## BRIEF:
What are the lines from the one with "Write the TikZ code for this diagram." through the one with "(0,0) rectangle (1075,709);", inclusive? Output them exactly, and leave out the pictures.

***** INPUT FOR THIS TASK *****

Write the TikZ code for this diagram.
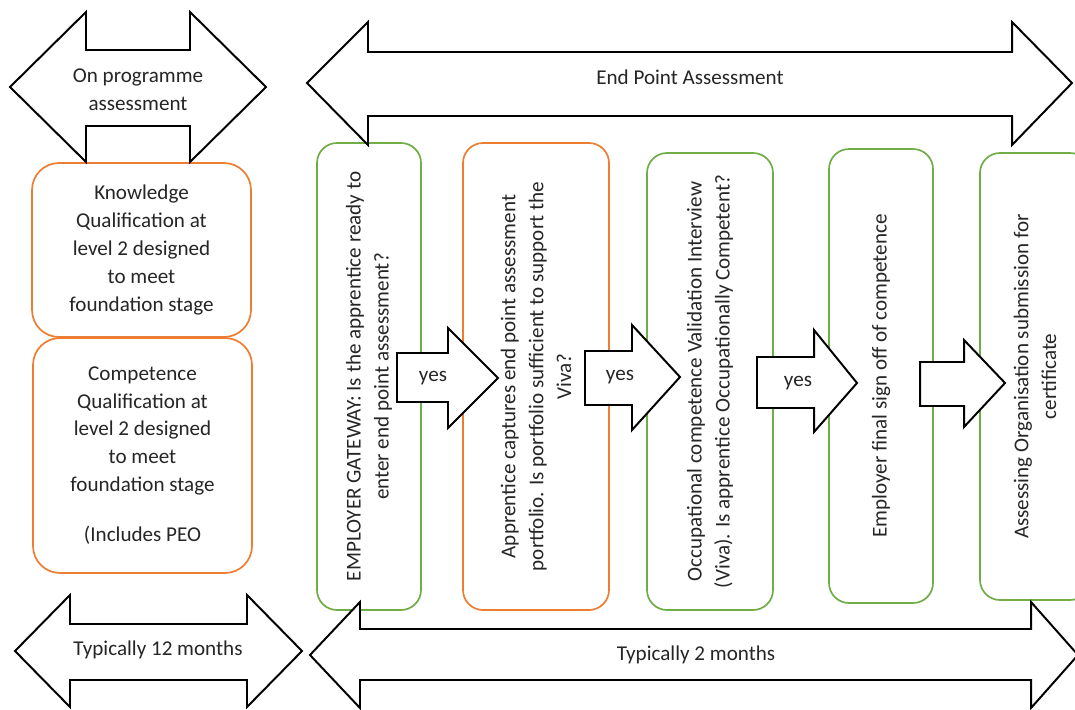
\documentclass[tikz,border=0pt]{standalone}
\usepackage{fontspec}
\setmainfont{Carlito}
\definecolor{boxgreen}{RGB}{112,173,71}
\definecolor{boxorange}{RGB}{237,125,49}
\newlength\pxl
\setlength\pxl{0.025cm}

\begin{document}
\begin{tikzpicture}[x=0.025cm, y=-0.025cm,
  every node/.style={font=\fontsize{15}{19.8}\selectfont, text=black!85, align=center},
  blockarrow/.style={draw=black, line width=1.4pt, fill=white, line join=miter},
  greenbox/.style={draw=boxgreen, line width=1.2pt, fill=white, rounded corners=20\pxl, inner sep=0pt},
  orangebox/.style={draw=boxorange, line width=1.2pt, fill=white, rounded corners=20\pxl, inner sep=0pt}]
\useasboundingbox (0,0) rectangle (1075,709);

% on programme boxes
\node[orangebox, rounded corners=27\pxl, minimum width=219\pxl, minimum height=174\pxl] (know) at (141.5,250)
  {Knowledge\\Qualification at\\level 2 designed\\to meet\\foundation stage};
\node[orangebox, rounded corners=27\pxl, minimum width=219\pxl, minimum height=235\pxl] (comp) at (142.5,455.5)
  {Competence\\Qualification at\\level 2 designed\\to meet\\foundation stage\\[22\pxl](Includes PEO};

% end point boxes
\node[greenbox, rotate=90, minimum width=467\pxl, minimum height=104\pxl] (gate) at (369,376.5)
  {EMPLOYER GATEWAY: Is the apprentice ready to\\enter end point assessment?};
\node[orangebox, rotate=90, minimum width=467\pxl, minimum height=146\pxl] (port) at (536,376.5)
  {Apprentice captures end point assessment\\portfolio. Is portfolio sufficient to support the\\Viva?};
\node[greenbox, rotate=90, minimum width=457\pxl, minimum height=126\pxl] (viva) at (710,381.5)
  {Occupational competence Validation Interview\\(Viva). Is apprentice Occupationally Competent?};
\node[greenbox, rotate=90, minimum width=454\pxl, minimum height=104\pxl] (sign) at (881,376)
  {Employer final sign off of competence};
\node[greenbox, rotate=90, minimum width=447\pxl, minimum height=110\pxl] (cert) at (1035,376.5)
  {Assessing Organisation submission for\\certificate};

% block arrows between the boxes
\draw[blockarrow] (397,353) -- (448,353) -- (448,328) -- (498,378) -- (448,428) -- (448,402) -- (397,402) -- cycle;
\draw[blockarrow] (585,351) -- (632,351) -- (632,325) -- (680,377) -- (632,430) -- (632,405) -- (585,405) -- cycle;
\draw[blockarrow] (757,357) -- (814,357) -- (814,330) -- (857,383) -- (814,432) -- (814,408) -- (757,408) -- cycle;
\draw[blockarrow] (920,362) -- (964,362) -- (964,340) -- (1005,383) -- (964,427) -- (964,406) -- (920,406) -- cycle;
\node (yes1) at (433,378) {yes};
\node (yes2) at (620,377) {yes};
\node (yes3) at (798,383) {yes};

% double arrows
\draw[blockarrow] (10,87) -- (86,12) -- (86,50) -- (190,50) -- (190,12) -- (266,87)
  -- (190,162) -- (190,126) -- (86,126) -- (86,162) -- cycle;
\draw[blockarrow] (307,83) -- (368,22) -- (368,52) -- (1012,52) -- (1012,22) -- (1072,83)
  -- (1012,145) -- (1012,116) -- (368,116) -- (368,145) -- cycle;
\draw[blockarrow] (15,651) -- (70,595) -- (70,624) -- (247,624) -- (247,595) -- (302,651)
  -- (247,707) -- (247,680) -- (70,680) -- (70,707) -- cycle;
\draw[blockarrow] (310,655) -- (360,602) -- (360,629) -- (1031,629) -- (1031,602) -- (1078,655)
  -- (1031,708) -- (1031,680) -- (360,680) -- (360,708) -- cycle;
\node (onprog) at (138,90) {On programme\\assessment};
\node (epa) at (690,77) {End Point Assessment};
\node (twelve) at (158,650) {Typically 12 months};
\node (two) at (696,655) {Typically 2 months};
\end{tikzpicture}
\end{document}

*****
***** INPUT FOR THIS TASK *****

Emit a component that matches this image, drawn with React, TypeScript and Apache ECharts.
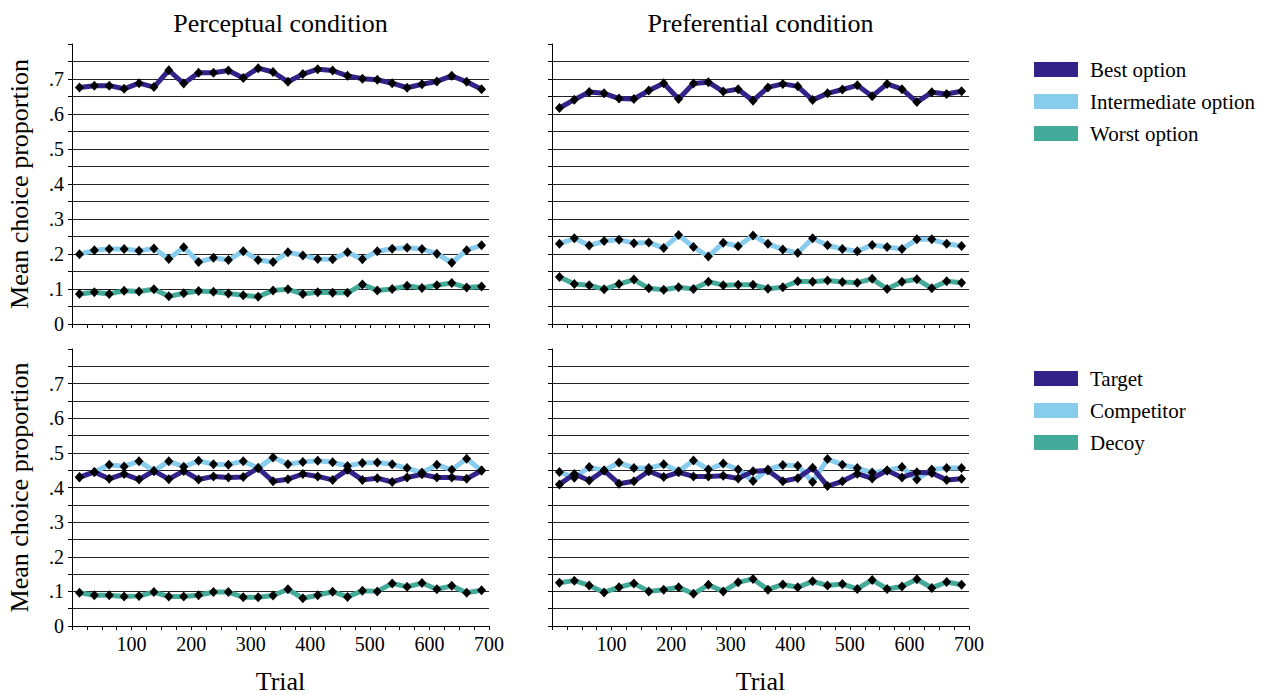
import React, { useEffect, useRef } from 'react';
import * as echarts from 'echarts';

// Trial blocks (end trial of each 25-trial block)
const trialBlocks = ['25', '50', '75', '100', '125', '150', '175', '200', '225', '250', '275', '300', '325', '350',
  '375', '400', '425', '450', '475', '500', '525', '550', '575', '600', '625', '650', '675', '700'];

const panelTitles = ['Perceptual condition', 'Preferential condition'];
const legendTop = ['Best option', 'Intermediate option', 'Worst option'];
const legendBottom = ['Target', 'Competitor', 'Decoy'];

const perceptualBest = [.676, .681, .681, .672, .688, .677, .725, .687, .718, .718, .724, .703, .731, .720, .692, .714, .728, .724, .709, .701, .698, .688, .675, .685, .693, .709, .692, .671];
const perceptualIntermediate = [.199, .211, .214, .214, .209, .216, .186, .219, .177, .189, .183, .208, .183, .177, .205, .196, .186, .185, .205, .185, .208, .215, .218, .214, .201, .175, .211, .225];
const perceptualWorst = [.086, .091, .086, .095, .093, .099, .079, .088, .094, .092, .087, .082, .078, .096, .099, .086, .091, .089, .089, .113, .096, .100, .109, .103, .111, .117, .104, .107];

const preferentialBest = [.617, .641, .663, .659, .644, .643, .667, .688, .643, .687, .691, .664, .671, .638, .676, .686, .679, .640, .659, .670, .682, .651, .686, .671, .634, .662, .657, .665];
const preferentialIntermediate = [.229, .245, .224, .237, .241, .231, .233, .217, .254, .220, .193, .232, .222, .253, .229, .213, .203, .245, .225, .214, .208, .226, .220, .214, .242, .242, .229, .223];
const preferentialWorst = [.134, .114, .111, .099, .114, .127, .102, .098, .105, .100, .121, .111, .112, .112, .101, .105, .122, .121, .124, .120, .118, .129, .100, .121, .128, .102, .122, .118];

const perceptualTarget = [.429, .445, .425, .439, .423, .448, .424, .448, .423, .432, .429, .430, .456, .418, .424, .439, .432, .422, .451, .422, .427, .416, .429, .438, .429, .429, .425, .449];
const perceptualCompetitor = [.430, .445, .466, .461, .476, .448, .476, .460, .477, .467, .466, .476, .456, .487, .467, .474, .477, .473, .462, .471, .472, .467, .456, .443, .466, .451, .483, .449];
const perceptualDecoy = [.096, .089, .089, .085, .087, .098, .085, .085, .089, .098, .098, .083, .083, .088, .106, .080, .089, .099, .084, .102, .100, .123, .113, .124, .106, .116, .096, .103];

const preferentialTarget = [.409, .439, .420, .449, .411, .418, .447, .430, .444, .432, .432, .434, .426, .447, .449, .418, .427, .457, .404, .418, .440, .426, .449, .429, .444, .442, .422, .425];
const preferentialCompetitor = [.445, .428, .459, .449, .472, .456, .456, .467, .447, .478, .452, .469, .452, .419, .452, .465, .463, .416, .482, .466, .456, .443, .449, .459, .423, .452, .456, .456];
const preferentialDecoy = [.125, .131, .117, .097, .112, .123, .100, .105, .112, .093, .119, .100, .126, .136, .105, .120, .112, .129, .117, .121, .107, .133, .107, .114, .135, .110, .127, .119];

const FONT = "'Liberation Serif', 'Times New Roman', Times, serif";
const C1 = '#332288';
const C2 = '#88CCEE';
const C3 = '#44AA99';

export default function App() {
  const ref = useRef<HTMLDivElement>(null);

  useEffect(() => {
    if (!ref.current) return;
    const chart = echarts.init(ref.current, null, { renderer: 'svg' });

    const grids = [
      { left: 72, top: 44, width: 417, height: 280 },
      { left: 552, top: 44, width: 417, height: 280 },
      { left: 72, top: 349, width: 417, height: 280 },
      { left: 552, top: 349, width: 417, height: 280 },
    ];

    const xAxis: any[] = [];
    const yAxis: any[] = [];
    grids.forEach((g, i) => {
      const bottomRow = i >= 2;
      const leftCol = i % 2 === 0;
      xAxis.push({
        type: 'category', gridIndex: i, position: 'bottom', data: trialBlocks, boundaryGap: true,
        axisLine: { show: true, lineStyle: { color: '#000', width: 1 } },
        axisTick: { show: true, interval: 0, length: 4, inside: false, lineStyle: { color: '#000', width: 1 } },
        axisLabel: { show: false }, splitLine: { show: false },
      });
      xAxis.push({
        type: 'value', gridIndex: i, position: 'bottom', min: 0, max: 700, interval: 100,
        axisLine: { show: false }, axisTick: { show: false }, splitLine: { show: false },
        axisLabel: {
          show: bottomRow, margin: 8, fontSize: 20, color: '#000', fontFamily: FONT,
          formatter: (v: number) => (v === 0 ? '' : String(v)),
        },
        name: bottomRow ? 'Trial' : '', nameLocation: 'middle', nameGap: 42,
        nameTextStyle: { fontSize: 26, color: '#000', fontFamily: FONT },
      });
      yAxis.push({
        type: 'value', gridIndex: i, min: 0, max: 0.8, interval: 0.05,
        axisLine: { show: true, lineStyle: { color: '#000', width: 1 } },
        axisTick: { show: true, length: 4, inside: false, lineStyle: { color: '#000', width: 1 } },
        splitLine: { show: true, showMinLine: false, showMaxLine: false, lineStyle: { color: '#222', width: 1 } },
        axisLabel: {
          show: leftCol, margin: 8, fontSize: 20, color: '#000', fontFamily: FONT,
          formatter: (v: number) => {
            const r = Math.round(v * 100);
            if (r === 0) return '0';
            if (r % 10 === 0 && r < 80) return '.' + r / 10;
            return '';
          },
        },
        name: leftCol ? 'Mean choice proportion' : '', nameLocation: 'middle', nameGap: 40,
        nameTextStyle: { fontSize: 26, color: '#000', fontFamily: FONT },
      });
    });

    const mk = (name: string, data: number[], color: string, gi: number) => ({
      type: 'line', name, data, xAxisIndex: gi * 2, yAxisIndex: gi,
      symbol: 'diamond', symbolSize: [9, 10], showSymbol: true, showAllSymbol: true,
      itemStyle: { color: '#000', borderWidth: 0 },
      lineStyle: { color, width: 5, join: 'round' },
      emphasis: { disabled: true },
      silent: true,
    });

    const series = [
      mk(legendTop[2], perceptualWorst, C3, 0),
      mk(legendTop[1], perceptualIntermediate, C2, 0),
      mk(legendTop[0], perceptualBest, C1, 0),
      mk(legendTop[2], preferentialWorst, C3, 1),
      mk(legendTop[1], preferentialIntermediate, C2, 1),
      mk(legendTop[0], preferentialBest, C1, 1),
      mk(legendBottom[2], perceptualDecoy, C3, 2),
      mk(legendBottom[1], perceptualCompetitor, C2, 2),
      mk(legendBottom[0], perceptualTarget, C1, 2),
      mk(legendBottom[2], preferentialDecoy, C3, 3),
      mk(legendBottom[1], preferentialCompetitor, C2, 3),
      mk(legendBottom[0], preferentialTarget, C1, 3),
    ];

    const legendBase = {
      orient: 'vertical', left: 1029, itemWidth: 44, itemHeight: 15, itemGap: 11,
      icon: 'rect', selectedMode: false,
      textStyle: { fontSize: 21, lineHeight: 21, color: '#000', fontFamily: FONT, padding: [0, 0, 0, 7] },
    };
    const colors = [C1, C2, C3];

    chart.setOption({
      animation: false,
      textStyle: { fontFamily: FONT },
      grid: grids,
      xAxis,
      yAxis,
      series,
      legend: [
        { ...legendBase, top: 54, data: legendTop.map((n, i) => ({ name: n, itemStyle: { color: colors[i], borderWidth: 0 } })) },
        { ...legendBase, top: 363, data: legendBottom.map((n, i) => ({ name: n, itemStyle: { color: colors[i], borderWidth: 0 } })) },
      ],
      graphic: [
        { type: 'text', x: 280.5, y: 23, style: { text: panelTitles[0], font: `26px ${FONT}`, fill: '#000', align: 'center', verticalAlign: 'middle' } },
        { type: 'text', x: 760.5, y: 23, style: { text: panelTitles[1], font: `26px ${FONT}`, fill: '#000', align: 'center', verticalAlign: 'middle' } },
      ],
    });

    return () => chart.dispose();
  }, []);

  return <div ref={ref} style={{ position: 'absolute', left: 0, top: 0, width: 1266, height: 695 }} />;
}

*****

## ANSWER BELOW:
Write the TikZ code for this diagram.
\documentclass[tikz,border=0pt]{standalone}
\usepackage{fontspec}
\setmainfont{Carlito}
\definecolor{boxgreen}{RGB}{112,173,71}
\definecolor{boxorange}{RGB}{237,125,49}
\newlength\pxl
\setlength\pxl{0.025cm}

\begin{document}
\begin{tikzpicture}[x=0.025cm, y=-0.025cm,
  every node/.style={font=\fontsize{15}{19.8}\selectfont, text=black!85, align=center},
  blockarrow/.style={draw=black, line width=1.4pt, fill=white, line join=miter},
  greenbox/.style={draw=boxgreen, line width=1.2pt, fill=white, rounded corners=20\pxl, inner sep=0pt},
  orangebox/.style={draw=boxorange, line width=1.2pt, fill=white, rounded corners=20\pxl, inner sep=0pt}]
\useasboundingbox (0,0) rectangle (1075,709);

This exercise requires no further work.